(Requirement): Without the pictures, can you quote each line below exactly?

Rows from a dataset
================

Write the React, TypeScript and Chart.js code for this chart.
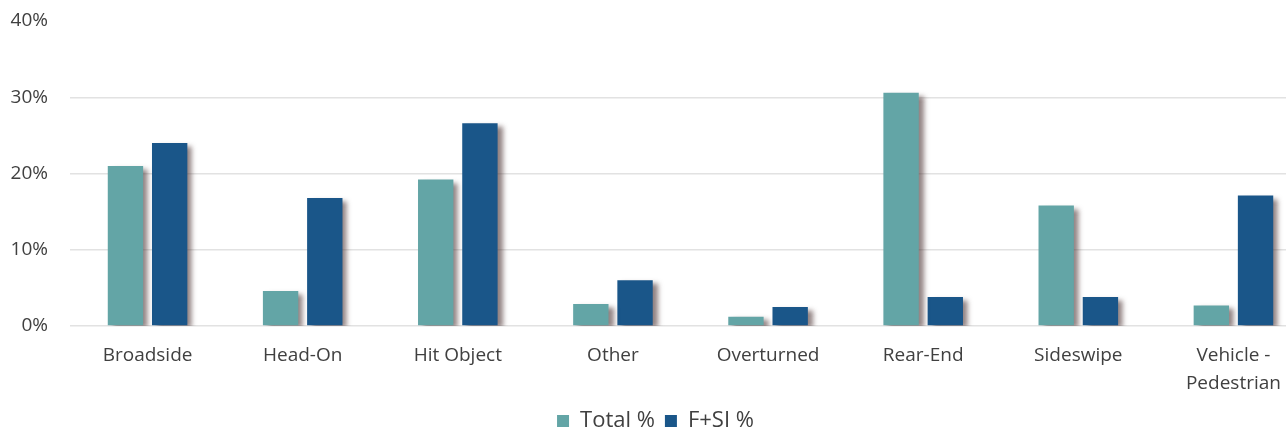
import React, { useEffect, useRef } from "react";
import { Chart, registerables } from "chart.js";

Chart.register(...registerables);

const categories: (string | string[])[] = [
  "Broadside",
  "Head-On",
  "Hit Object",
  "Other",
  "Overturned",
  "Rear-End",
  "Sideswipe",
  ["Vehicle -", "Pedestrian"],
];
const totalPct = [21.0, 4.6, 19.2, 2.9, 1.2, 30.6, 15.8, 2.7];
const fsiPct = [24.0, 16.8, 26.6, 6.0, 2.5, 3.8, 3.8, 17.1];
const seriesNames = ["Total %", "F+SI %"];
const yTicks = [0, 10, 20, 30, 40];

const TEAL = "#63A5A6";
const BLUE = "#1A5689";
const FONT = "'Open Sans', sans-serif";

const shadowPlugin = {
  id: "barShadow",
  beforeDatasetsDraw(chart: any) {
    const ctx = chart.ctx;
    ctx.save();
    ctx.shadowColor = "rgba(70,45,45,0.6)";
    ctx.shadowBlur = 5;
    ctx.shadowOffsetX = 5;
    ctx.shadowOffsetY = 3;
  },
  afterDatasetsDraw(chart: any) {
    chart.ctx.restore();
  },
};

export default function App() {
  const ref = useRef<HTMLCanvasElement>(null);
  useEffect(() => {
    if (!ref.current) return;
    const chart = new Chart(ref.current, {
      type: "bar",
      data: {
        labels: categories as any,
        datasets: [
          {
            label: seriesNames[0],
            data: totalPct,
            backgroundColor: TEAL,
            categoryPercentage: 0.57,
            barPercentage: 0.8,
          },
          {
            label: seriesNames[1],
            data: fsiPct,
            backgroundColor: BLUE,
            categoryPercentage: 0.57,
            barPercentage: 0.8,
          },
        ],
      },
      options: {
        animation: false,
        responsive: true,
        maintainAspectRatio: false,
        layout: { padding: { top: 21, left: 0, right: 0, bottom: 0 } },
        plugins: {
          tooltip: { enabled: false },
          legend: {
            position: "bottom",
            labels: {
              boxWidth: 12,
              boxHeight: 12,
              padding: 10,
              color: "#404040",
              font: { family: FONT, size: 22 },
            },
          },
        },
        scales: {
          x: {
            grid: { display: false, drawTicks: false },
            border: { display: false },
            ticks: {
              color: "#404040",
              padding: 16,
              maxRotation: 0,
              autoSkip: false,
              font: { family: FONT, size: 19, lineHeight: 1.45 },
            },
            afterFit(scale: any) {
              scale.height = 74;
            },
          },
          y: {
            min: 0,
            max: 40,
            afterBuildTicks(scale: any) {
              scale.ticks = yTicks.map((v) => ({ value: v }));
            },
            afterFit(scale: any) {
              scale.width = 70;
              scale.paddingTop = 0;
              scale.paddingBottom = 0;
            },
            grid: {
              drawTicks: false,
              color: (c: any) => (c.tick && c.tick.value === 40 ? "rgba(0,0,0,0)" : "#e2e2e2"),
              lineWidth: 1.5,
            },
            border: { display: false },
            ticks: {
              color: "#404040",
              padding: 22,
              font: { family: FONT, size: 19 },
              callback: (v: any) => v + "%",
            },
          },
        },
      },
      plugins: [shadowPlugin],
    });
    return () => chart.destroy();
  }, []);

  return (
    <div
      style={{
        position: "fixed",
        left: 0,
        top: 0,
        width: 1286,
        height: 433,
        overflow: "hidden",
        background: "#fff",
      }}
    >
      <div style={{ position: "relative", width: 1311, height: 442 }}>
        <canvas ref={ref} />
      </div>
    </div>
  );
}
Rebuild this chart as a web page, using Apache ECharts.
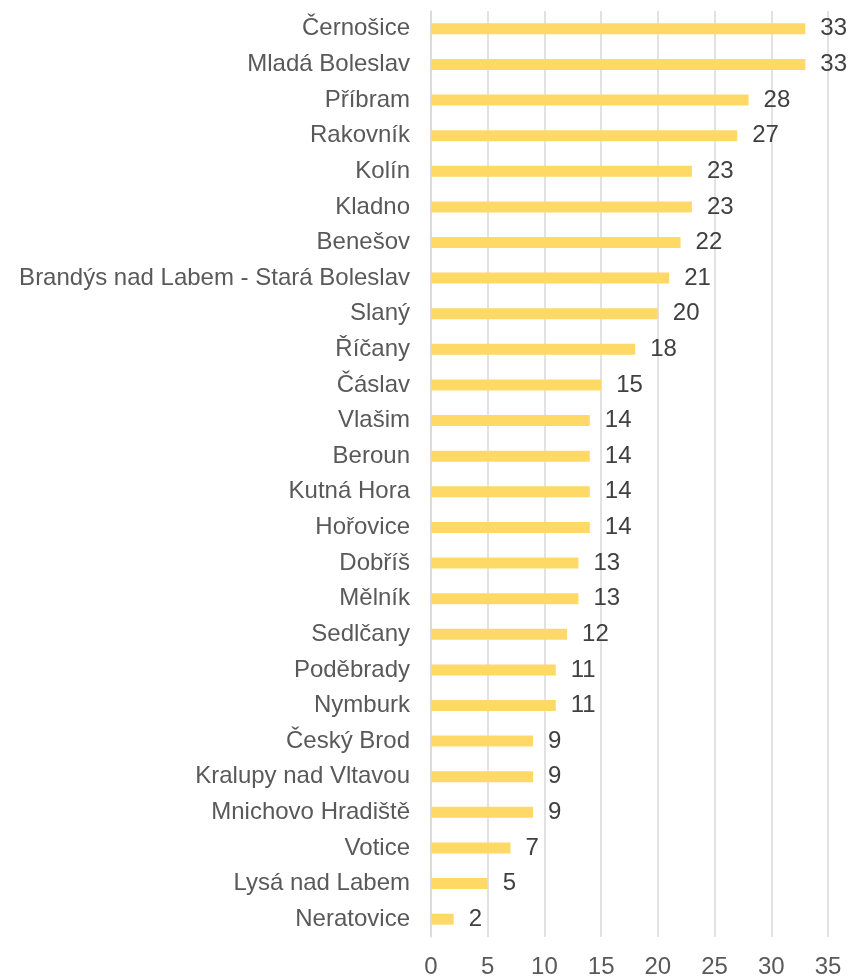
<!DOCTYPE html>
<html style="height: 100%">
<head>
    <title>Chart</title>
    <meta charset="utf-8">
</head>
<body style="height: 100%; margin: 0; background: #fff">
<div id="container" style="height:979px;width: 852px"></div>
<script src="https://cdn.jsdelivr.net/npm/echarts@6/dist/echarts.min.js"></script>
<script type="text/javascript">
    // categories listed bottom to top (as the y axis draws them)
    var towns = ['Neratovice', 'Lysá nad Labem', 'Votice', 'Mnichovo Hradiště', 'Kralupy nad Vltavou',
        'Český Brod', 'Nymburk', 'Poděbrady', 'Sedlčany', 'Mělník', 'Dobříš', 'Hořovice', 'Kutná Hora',
        'Beroun', 'Vlašim', 'Čáslav', 'Říčany', 'Slaný', 'Brandýs nad Labem - Stará Boleslav', 'Benešov',
        'Kladno', 'Kolín', 'Rakovník', 'Příbram', 'Mladá Boleslav', 'Černošice'];
    var counts = [2, 5, 7, 9, 9, 9, 11, 11, 12, 13, 13, 14, 14, 14, 14, 15, 18, 20, 21, 22, 23, 23, 27, 28, 33, 33];

    var dom = document.getElementById("container");
    var myChart = echarts.init(dom);
    myChart.setOption({
        animation: false,
        textStyle: {fontFamily: 'Liberation Sans, Arial, sans-serif'},
        grid: {left: 431, right: 24, top: 11, bottom: 42, containLabel: false},
        xAxis: {
            type: 'value',
            min: 0,
            max: 35,
            interval: 5,
            axisLine: {show: false},
            axisTick: {show: false},
            splitLine: {lineStyle: {color: '#d9d9d9', width: 1.5}},
            axisLabel: {color: '#595959', fontSize: 24, margin: 18}
        },
        yAxis: {
            type: 'category',
            data: towns,
            axisLine: {lineStyle: {color: '#d9d9d9', width: 1.5}},
            axisTick: {show: false},
            axisLabel: {color: '#595959', fontSize: 24, margin: 21}
        },
        series: [{
            type: 'bar',
            data: counts,
            barWidth: 11,
            itemStyle: {color: '#ffd966'},
            label: {
                show: true,
                position: 'right',
                distance: 15,
                color: '#404040',
                fontSize: 24
            }
        }]
    });
</script>
</body>
</html>
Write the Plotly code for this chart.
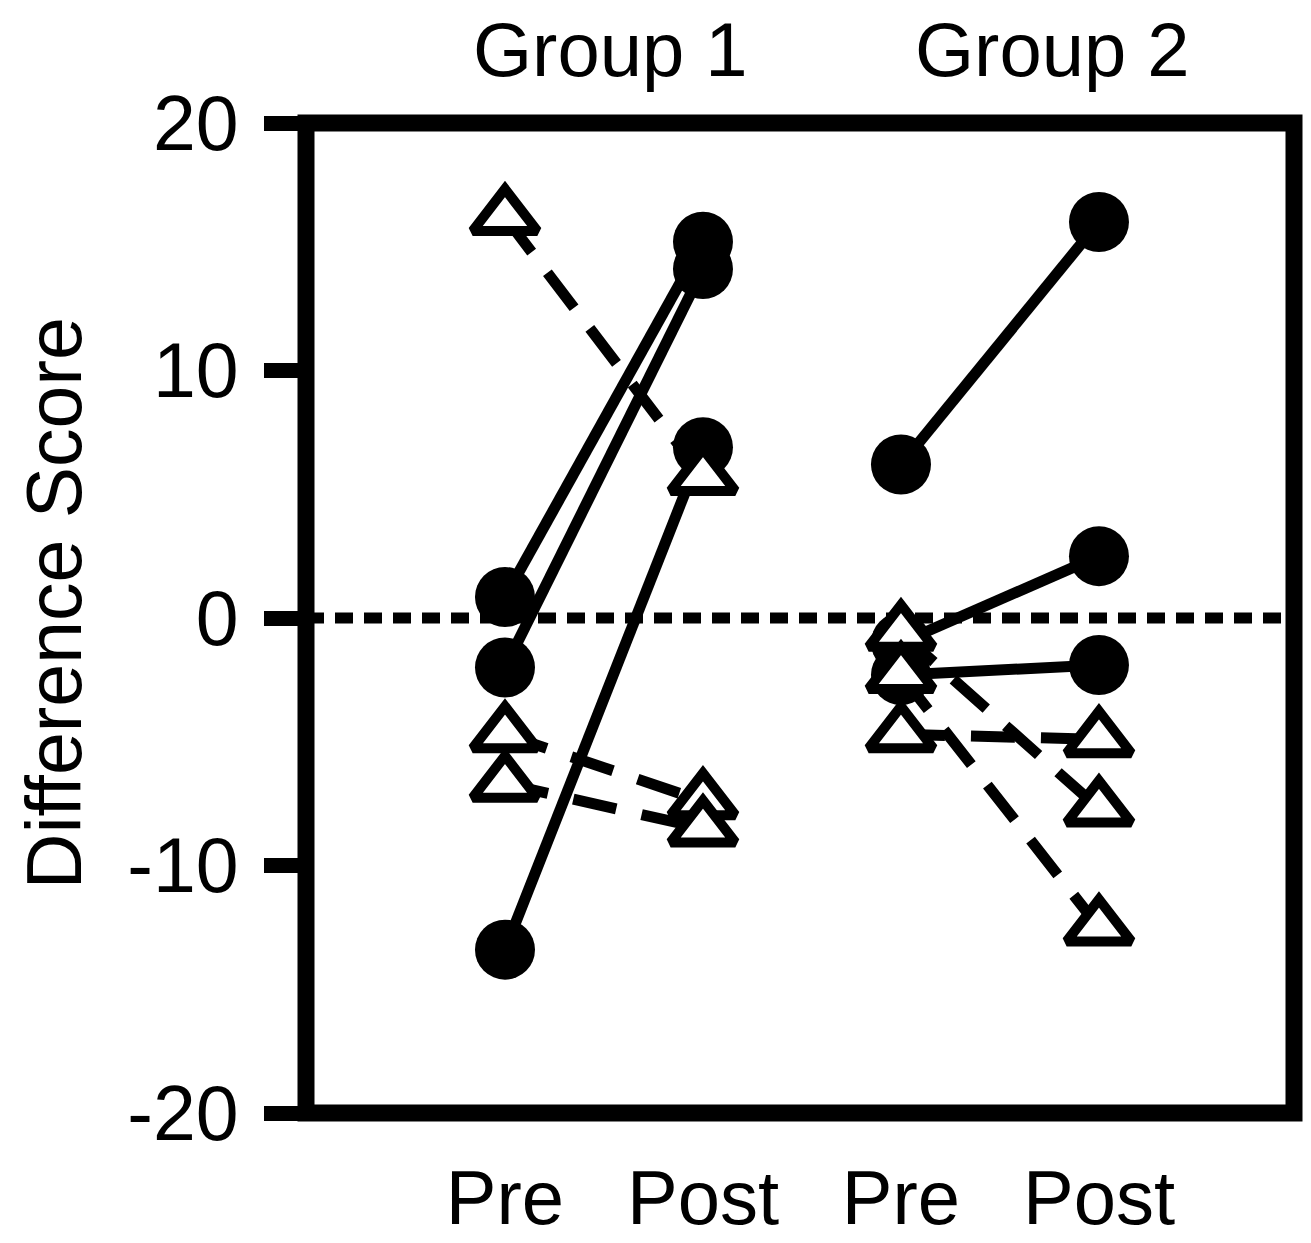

================

(Final result):
Write the React, TypeScript and Chart.js code for this chart.
import React, { useEffect, useRef } from "react";
import { Chart, registerables } from "chart.js";

Chart.register(...registerables);

const categories: (string | string[])[] = [
  "Broadside",
  "Head-On",
  "Hit Object",
  "Other",
  "Overturned",
  "Rear-End",
  "Sideswipe",
  ["Vehicle -", "Pedestrian"],
];
const totalPct = [21.0, 4.6, 19.2, 2.9, 1.2, 30.6, 15.8, 2.7];
const fsiPct = [24.0, 16.8, 26.6, 6.0, 2.5, 3.8, 3.8, 17.1];
const seriesNames = ["Total %", "F+SI %"];
const yTicks = [0, 10, 20, 30, 40];

const TEAL = "#63A5A6";
const BLUE = "#1A5689";
const FONT = "'Open Sans', sans-serif";

const shadowPlugin = {
  id: "barShadow",
  beforeDatasetsDraw(chart: any) {
    const ctx = chart.ctx;
    ctx.save();
    ctx.shadowColor = "rgba(70,45,45,0.6)";
    ctx.shadowBlur = 5;
    ctx.shadowOffsetX = 5;
    ctx.shadowOffsetY = 3;
  },
  afterDatasetsDraw(chart: any) {
    chart.ctx.restore();
  },
};

export default function App() {
  const ref = useRef<HTMLCanvasElement>(null);
  useEffect(() => {
    if (!ref.current) return;
    const chart = new Chart(ref.current, {
      type: "bar",
      data: {
        labels: categories as any,
        datasets: [
          {
            label: seriesNames[0],
            data: totalPct,
            backgroundColor: TEAL,
            categoryPercentage: 0.57,
            barPercentage: 0.8,
          },
          {
            label: seriesNames[1],
            data: fsiPct,
            backgroundColor: BLUE,
            categoryPercentage: 0.57,
            barPercentage: 0.8,
          },
        ],
      },
      options: {
        animation: false,
        responsive: true,
        maintainAspectRatio: false,
        layout: { padding: { top: 21, left: 0, right: 0, bottom: 0 } },
        plugins: {
          tooltip: { enabled: false },
          legend: {
            position: "bottom",
            labels: {
              boxWidth: 12,
              boxHeight: 12,
              padding: 10,
              color: "#404040",
              font: { family: FONT, size: 22 },
            },
          },
        },
        scales: {
          x: {
            grid: { display: false, drawTicks: false },
            border: { display: false },
            ticks: {
              color: "#404040",
              padding: 16,
              maxRotation: 0,
              autoSkip: false,
              font: { family: FONT, size: 19, lineHeight: 1.45 },
            },
            afterFit(scale: any) {
              scale.height = 74;
            },
          },
          y: {
            min: 0,
            max: 40,
            afterBuildTicks(scale: any) {
              scale.ticks = yTicks.map((v) => ({ value: v }));
            },
            afterFit(scale: any) {
              scale.width = 70;
              scale.paddingTop = 0;
              scale.paddingBottom = 0;
            },
            grid: {
              drawTicks: false,
              color: (c: any) => (c.tick && c.tick.value === 40 ? "rgba(0,0,0,0)" : "#e2e2e2"),
              lineWidth: 1.5,
            },
            border: { display: false },
            ticks: {
              color: "#404040",
              padding: 22,
              font: { family: FONT, size: 19 },
              callback: (v: any) => v + "%",
            },
          },
        },
      },
      plugins: [shadowPlugin],
    });
    return () => chart.destroy();
  }, []);

  return (
    <div
      style={{
        position: "fixed",
        left: 0,
        top: 0,
        width: 1286,
        height: 433,
        overflow: "hidden",
        background: "#fff",
      }}
    >
      <div style={{ position: "relative", width: 1311, height: 442 }}>
        <canvas ref={ref} />
      </div>
    </div>
  );
}
Rebuild this chart as a web page, using Apache ECharts.
<!DOCTYPE html>
<html style="height: 100%">
<head>
    <title>Chart</title>
    <meta charset="utf-8">
</head>
<body style="height: 100%; margin: 0; background: #fff">
<div id="container" style="height:979px;width: 852px"></div>
<script src="https://cdn.jsdelivr.net/npm/echarts@6/dist/echarts.min.js"></script>
<script type="text/javascript">
    // categories listed bottom to top (as the y axis draws them)
    var towns = ['Neratovice', 'Lysá nad Labem', 'Votice', 'Mnichovo Hradiště', 'Kralupy nad Vltavou',
        'Český Brod', 'Nymburk', 'Poděbrady', 'Sedlčany', 'Mělník', 'Dobříš', 'Hořovice', 'Kutná Hora',
        'Beroun', 'Vlašim', 'Čáslav', 'Říčany', 'Slaný', 'Brandýs nad Labem - Stará Boleslav', 'Benešov',
        'Kladno', 'Kolín', 'Rakovník', 'Příbram', 'Mladá Boleslav', 'Černošice'];
    var counts = [2, 5, 7, 9, 9, 9, 11, 11, 12, 13, 13, 14, 14, 14, 14, 15, 18, 20, 21, 22, 23, 23, 27, 28, 33, 33];

    var dom = document.getElementById("container");
    var myChart = echarts.init(dom);
    myChart.setOption({
        animation: false,
        textStyle: {fontFamily: 'Liberation Sans, Arial, sans-serif'},
        grid: {left: 431, right: 24, top: 11, bottom: 42, containLabel: false},
        xAxis: {
            type: 'value',
            min: 0,
            max: 35,
            interval: 5,
            axisLine: {show: false},
            axisTick: {show: false},
            splitLine: {lineStyle: {color: '#d9d9d9', width: 1.5}},
            axisLabel: {color: '#595959', fontSize: 24, margin: 18}
        },
        yAxis: {
            type: 'category',
            data: towns,
            axisLine: {lineStyle: {color: '#d9d9d9', width: 1.5}},
            axisTick: {show: false},
            axisLabel: {color: '#595959', fontSize: 24, margin: 21}
        },
        series: [{
            type: 'bar',
            data: counts,
            barWidth: 11,
            itemStyle: {color: '#ffd966'},
            label: {
                show: true,
                position: 'right',
                distance: 15,
                color: '#404040',
                fontSize: 24
            }
        }]
    });
</script>
</body>
</html>
Write the Plotly code for this chart.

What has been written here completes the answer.